Building a Coverage Framework for Your Portfolio

The right insurance structure depends on portfolio size, property type, and how properties are held.

  • Single rental property: A DP3 policy with replacement cost coverage, loss of rents, and at least $300,000 in liability is a reasonable baseline. Add flood coverage if the property is in or near a flood-prone area.
  • Small portfolio (2-10 units): Evaluate whether individual dwelling policies or a blanket landlord package from a specialty insurer offers better economics. A personal umbrella policy covering all properties under one liability layer simplifies coverage and often reduces total premium.
  • Larger portfolio or LLCs: A commercial package policy or commercial property policy may be more efficient. Properties held in separate LLCs for liability segregation may still be insured under a single commercial policy with scheduled locations.

Review coverage annually or when acquiring new properties. Construction costs, and therefore replacement cost values, have shifted substantially in recent years; insuring to outdated replacement cost figures creates a coinsurance gap that reduces claim payouts.

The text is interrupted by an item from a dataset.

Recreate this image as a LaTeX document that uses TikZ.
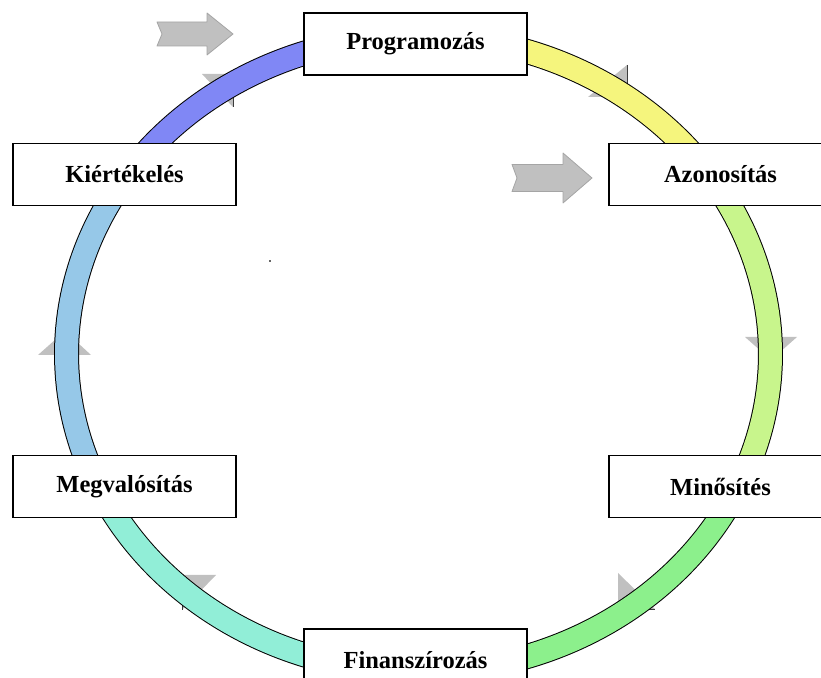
\documentclass[tikz,border=0pt]{standalone}
\usepackage{fontspec}
\setmainfont{Liberation Serif}
\definecolor{ringYellow}{RGB}{245,245,125}
\definecolor{ringYGreen}{RGB}{200,245,140}
\definecolor{ringGreen}{RGB}{140,240,140}
\definecolor{ringAqua}{RGB}{145,238,215}
\definecolor{ringLBlue}{RGB}{150,200,232}
\definecolor{ringBlue}{RGB}{128,135,245}
\definecolor{triGray}{RGB}{192,192,192}
\definecolor{triEdge}{RGB}{60,60,60}
\definecolor{arrGray}{RGB}{192,192,192}
\definecolor{arrEdge}{RGB}{165,165,165}
\begin{document}
\begin{tikzpicture}[x=1pt,y=1pt,
  box/.style={draw=black, line width=1.1pt, fill=white, minimum width=223pt,
    minimum height=62pt, inner sep=0pt, font=\fontsize{24.5}{28}\selectfont\bfseries},
  ring/.style={draw=black, line width=1pt, double distance=23pt, double=#1},
  tri/.style={fill=triGray, draw=none},
  triedge/.style={draw=triEdge, line width=1pt},
  blockarrow/.style={fill=arrGray, draw=arrEdge, line width=0.8pt, line join=round}]
\useasboundingbox (0,0) rectangle (821,677);
\clip (0,0) rectangle (821,677);
\coordinate (C) at (418.5,323);

% arrowheads on the ring (behind the ring)
\fill[tri] (202,603) -- (233,603) -- (233,570) -- cycle;
\draw[triedge] (233,603) -- (233,570);
\fill[tri] (627,612) -- (627,580) -- (588,580) -- cycle;
\draw[triedge] (627,612) -- (627,580);
\fill[tri] (745,340) -- (797,340) -- (771,317) -- cycle;
\fill[tri] (618,104) -- (618,68) -- (655,68) -- cycle;
\draw[triedge] (618,68) -- (655,68);
\fill[tri] (182,102) -- (216,102) -- (182,67) -- cycle;
\draw[triedge] (182,102) -- (182,67);
\fill[tri] (38,322) -- (91,322) -- (65,346) -- cycle;

% ring segments
\draw[ring=ringYellow] (C) ++(90:352 and 318) arc[start angle=90, end angle=34.3, x radius=352, y radius=318];
\draw[ring=ringYGreen] (C) ++(34.3:352 and 318) arc[start angle=34.3, end angle=-24.6, x radius=352, y radius=318];
\draw[ring=ringGreen] (C) ++(-24.6:352 and 318) arc[start angle=-24.6, end angle=-90, x radius=352, y radius=318];
\draw[ring=ringAqua] (C) ++(-90:352 and 318) arc[start angle=-90, end angle=-155.4, x radius=352, y radius=318];
\draw[ring=ringLBlue] (C) ++(204.6:352 and 318) arc[start angle=204.6, end angle=145.7, x radius=352, y radius=318];
\draw[ring=ringBlue] (C) ++(145.7:352 and 318) arc[start angle=145.7, end angle=90, x radius=352, y radius=318];

% boxes
\node[box] (prog) at (415.5,633) {Programozás};
\node[box] (azon) at (720.5,502.5) {Azonosítás};
\node[box] (minos) at (720.5,190.5) {Minősítés};
\node[box] (fin) at (415.5,17) {Finanszírozás};
\node[box] (megv) at (124.5,190.5) {Megvalósítás};
\node[box] (kiert) at (124.5,502.5) {Kiértékelés};

% gray block arrows
\draw[blockarrow] (157,655) -- (207,655) -- (207,664) -- (233,643) -- (207,622)
  -- (207,631) -- (157,631) -- (162,643) -- cycle;
\draw[blockarrow] (512,512.5) -- (563,512.5) -- (563,524) -- (592,499) -- (563,474)
  -- (563,485.5) -- (512,485.5) -- (517,499) -- cycle;

% tiny dot
\fill[black!60] (269,415) rectangle (271,417);
\end{tikzpicture}
\end{document}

Next Steps for Missouri Landlords

Before renewing or purchasing a Missouri landlord policy, collect the following: current replacement cost estimate for the dwelling (not market value), roof age and condition documentation, flood zone determination from FEMA's Flood Map Service Center, and a list of all scheduled properties if insuring a portfolio. Bring these to at least two independent agents who write investment property policies in Missouri and compare not just premiums but coverage terms, deductible structures, and carrier ratings. The difference between adequate and inadequate coverage usually shows up at claim time, not at policy issuance.